On second thought, maybe I *was* saying you don't believe we have
understanding...

>I am not denying either understanding or subjective experience. What I
>am denying is that either of these requires something beyond what is
>available to a digital computer.

Fine.  But this is merely an assertion.

>>>In my opinion, the most that can be asked of an intelligent being
>>>(computer or human) is:
>>>
>>>1. It's internal processing produces the right relationships among its
>>>internal patterns.
>>>
>>>2. The being's [connections] to the world produces the right relationship
>>>between the internal patterns and the external world.
>
>> If this is all you want, then Searle shouldn't bother you, because
>> all you want is essentially a behaviouristic account of intelligence.
>> The Chinese Room is an attempt to show that such an account is
>> insufficient, in that it does not necessarily yield our subjective
>> experience of intelligence. If you don't include this subjective
>> component, then everything is hunky-dory. But many people believe
>> subjective experience to be the hallmark of the mental.
>
>I am not denying the reality of subjective experience, but I believe
>that 1. and 2.  above are sufficient for both behavior and subjective
>experience.

In thinking it over, I am not sure if 1. is required by functionalism.
As I understand it, the only functional relations that matter are the ones
between the inputs to the system as a whole and the outputs from the
system as a whole.  In this case we needn't talk about "internal
patterns" as necessary for intelligence - if we did, then some implementations
might be able to pass the Turing Test *without* the right "internal patterns"
and thus not "really" be intelligent (Humoungous Table Lookup, anyone?).  If
I am wrong in characterising functionalism in this way, I am happy to hear the
real story...

 I agree that the Chinese Room is an attempt to show that
>such an account is insufficient, but I think it is a *failed* attempt.

It may very well be failed.  I am having second thoughts about the
sufficiency of its response to the Systems Reply.  Not that I think that
the Systems Reply is *right*, but simply that Searle's counter doesn't
adequately respond to it.

>>>To the extent that this isn't sufficient for true semantics, mortal
>>>beings don't *have* true semantics.
>
>> Well, we certainly have *something*, which might as well be called
>> "true semantics," since the term was developed to describe features of
>> our world.
>
>Maybe I should have said "*If* this isn't sufficient for true
>semantics, mortal beings don't have true semantics." It's not that I
>don't believe that our words have meaning, it is that I don't believe
>that our words have any more meaning than words used by a running
>computer program with the right functionality and interface.

OK, but again this is merely asserting Functionalism.

>> In the end what is needed is a satisfactory account of semantics or
>> meaning.
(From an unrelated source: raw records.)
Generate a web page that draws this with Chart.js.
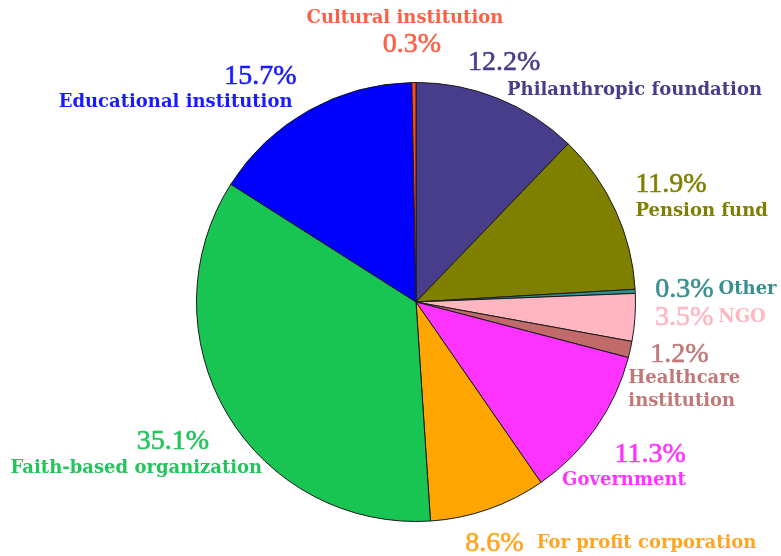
<!DOCTYPE html>
<html>
<head>
<meta charset="utf-8">
<script src="https://cdn.jsdelivr.net/npm/chart.js@4.4.0/dist/chart.umd.min.js"></script>
<style>
  html, body { margin: 0; padding: 0; background: #fff; }
  canvas { display: block; }
</style>
</head>
<body>
<canvas id="pieChart" width="781" height="556"></canvas>
<script>
// data, clockwise from the top
const categories = ['Philanthropic foundation', 'Pension fund', 'Other', 'NGO', 'Healthcare\ninstitution',
    'Government', 'For profit corporation', 'Faith-based organization', 'Educational institution', 'Cultural institution'];
const shares = [12.2, 11.9, 0.3, 3.5, 1.2, 11.3, 8.6, 35.1, 15.7, 0.3];
const sliceColors = ['#483d8b', '#808000', '#2f9090', '#ffb6c1', '#c06a6a',
    '#ff33ff', '#ffa500', '#19c552', '#0000ff', '#ff4a1c'];
const textColors = ['#483d8b', '#808000', '#3a8f8f', '#ffb6c1', '#c07878',
    '#ff33ff', '#ffa520', '#22c55a', '#1a1aff', '#ff5f45'];

// where each label sits, relative to the slice's outer edge point
const labelLayout = [
    { pct: [-30, -36, 'left'], name: [9, -8, 'left'] },
    { pct: [20, -26, 'left'], name: [20, 1, 'left'] },
    { pct: [20, -2, 'left'], inline: 5 },
    { pct: [20, 0, 'left'], inline: 5 },
    { pct: [20, 5, 'left'], name: [-2, 29, 'left'] },
    { pct: [90, 27, 'right'], name: [90, 53, 'right'] },
    { pct: [-23, 34, 'left'], inline: 13 },
    { pct: [-18, 28, 'right'], name: [35, 54, 'right'] },
    { pct: [-12, -34, 'right'], name: [-16, -8, 'right'] },
    { pct: [-2, -38, 'center'], name: [-9, -64, 'center'] }
];

const pctFont = '28px "Liberation Serif"';
const nameFont = 'bold 18px "DejaVu Serif"';

const pieLabels = {
    id: 'pieLabels',
    afterDraw(chart) {
        const ctx = chart.ctx;
        const meta = chart.getDatasetMeta(0);
        meta.data.forEach((arc, i) => {
            const p = arc.getProps(['x', 'y', 'startAngle', 'endAngle', 'outerRadius'], true);
            const mid = (p.startAngle + p.endAngle) / 2;
            const ex = p.x + Math.cos(mid) * p.outerRadius;
            const ey = p.y + Math.sin(mid) * p.outerRadius;
            const lay = labelLayout[i];
            const pctText = shares[i].toFixed(1) + '%';

            ctx.save();
            ctx.fillStyle = textColors[i];
            ctx.strokeStyle = textColors[i];
            ctx.lineWidth = 0.6;
            ctx.textBaseline = 'middle';

            ctx.font = pctFont;
            ctx.textAlign = lay.pct[2];
            const px = ex + lay.pct[0], py = ey + lay.pct[1];
            ctx.fillText(pctText, px, py);
            ctx.strokeText(pctText, px, py); // a bit heavier than plain roman

            if (lay.inline !== undefined) {
                const w = ctx.measureText(pctText).width;
                ctx.font = nameFont;
                ctx.textAlign = 'left';
                ctx.fillText(categories[i], px + w + lay.inline, py);
            } else {
                ctx.font = nameFont;
                ctx.textAlign = lay.name[2];
                categories[i].split('\n').forEach((line, k) => {
                    ctx.fillText(line, ex + lay.name[0], ey + lay.name[1] + k * 23);
                });
            }
            ctx.restore();
        });
    }
};

new Chart(document.getElementById('pieChart').getContext('2d'), {
    type: 'pie',
    data: {
        labels: categories,
        datasets: [{
            data: shares,
            backgroundColor: sliceColors,
            borderColor: '#1a1a1a',
            borderWidth: 1
        }]
    },
    options: {
        responsive: false,
        animation: false,
        layout: {
            padding: { top: 82, bottom: 34, left: 196, right: 145 }
        },
        plugins: {
            legend: { display: false },
            tooltip: { enabled: false }
        }
    },
    plugins: [pieLabels]
});
</script>
</body>
</html>
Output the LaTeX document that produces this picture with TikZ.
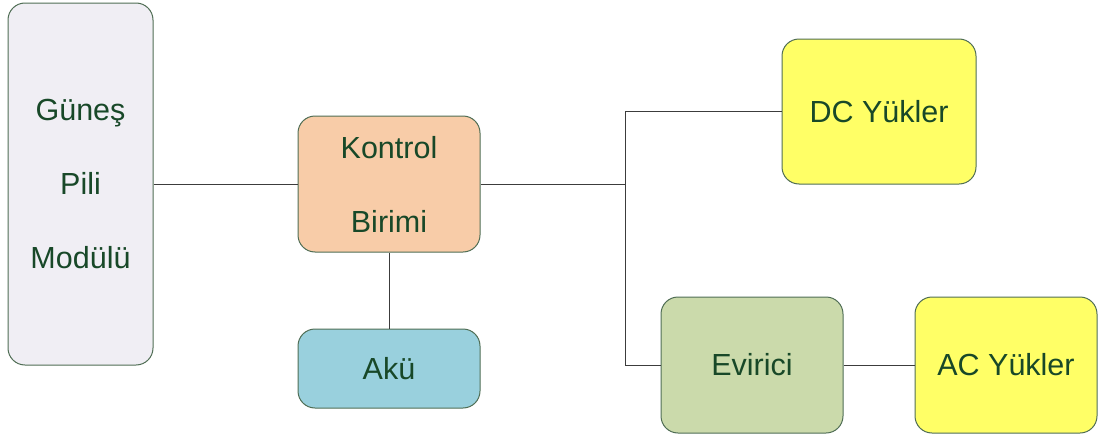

Once we have this, we can then see if purely syntatic
>> devices are the kinds of things which can have these things.
>> Currently, however, all we have are some preliminary attempts at
>> accounting for meaning, and a principled distinction between syntax
>> and semantics.
>
>I don't think that we are lacking for an account of the distinction
>between syntax and semantics. The syntax of a language is its
>intrinsic structural properties (the rules saying what constitutes a
>term, how terms are combined to make sentences, etc.) The semantics is
>the interpretation, which is the mapping from terms and sentences in
>the language to objects and relationships in the intended domain. We
>can classify sentences as syntactically correct or and semantically
>correct regardless of whether it was uttered by a person, a computer,
>or a parrot.
>
>The controversy is not really over syntax versus semantics, it is over
>the question of whether the semantics is somehow "inherent" in the
>system producing the language.

...or alternatively how syntax can generate semantics.  When you state the
differences between the two of them as you have above, I simply cannot see
how you can reduce the one to the other.